On the other side of this story, my son works for Enterprise. You would not believe the percentage of people that come in to rent a car after theirs gets wrecked and then wreck the rental.
Also with the coverage, all you have to do is fill out an accident report. Nothing else. No deductible. For some people the convenience is worth it.
His most recent story was about the Einstein family. Mom wrecked her car. Rents a replacement from Enterprise. She springs for the insurance. She totals the rental. No problem, come in fill out an accident report, and tell us where to pick up the pieces. She does, and gets another rental.
her son, the budding genius, then calls up and demands that Enterprise refund the $12/day for the first two days that mom was driving the first car, because they were ripping her off.
My son = :confused:
My son very carefully explains to Young Einstein that his mom has a choice. She can pay the 12/day for two days for a total of $24 dollars, or she can come in and leave a check for $2000 (the deductible on her personal auto policy) and they will gladly refund her the $24 she paid.
YE still wanted the $24 bucks back.
No problem was the reply, just come in and give us a check for $2000 and we will be more than happy to give you $24 dollars.
I don’t think he was a math major in school.

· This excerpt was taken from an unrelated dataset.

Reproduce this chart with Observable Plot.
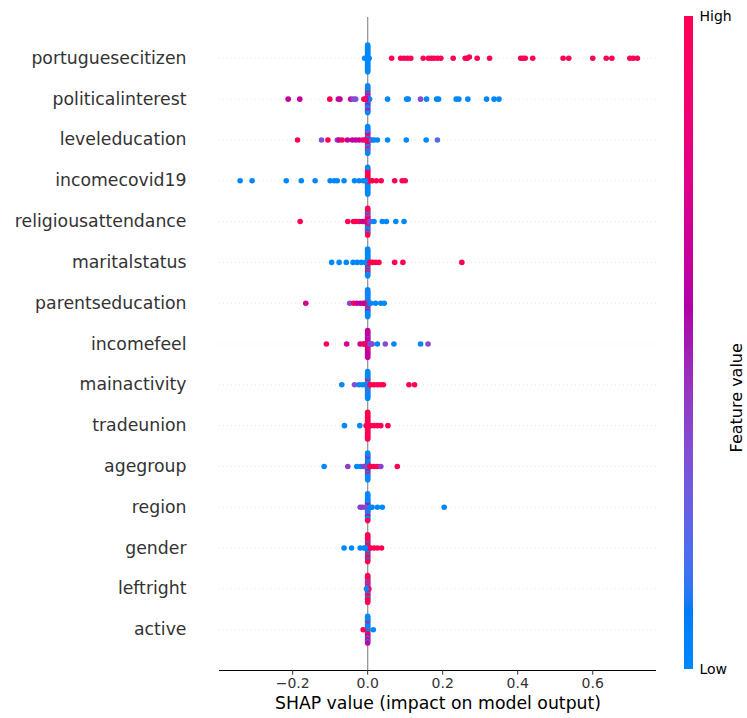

Its a minor case compared to the scams seen here, but there were a lot of eBay stores selling furniture stuff at low prices, but with huge shipping charges. We, talking a couple hundred dollars here. This was not for some heavy ubertable or bed. We’re talking about a simple iron trellis that comes in a shipping box and weighs maybe 15 lbs.

It was often hard to find the shipping charges in the listings. Part of the scam was the hiding the shippin charges from the customer, but more of it was hiding the majority of the cost from eBay.

Well, you’d think that, but experience has shown me that the more advanced mathematics you learn, the worse your ability to do basic arithmetic gets.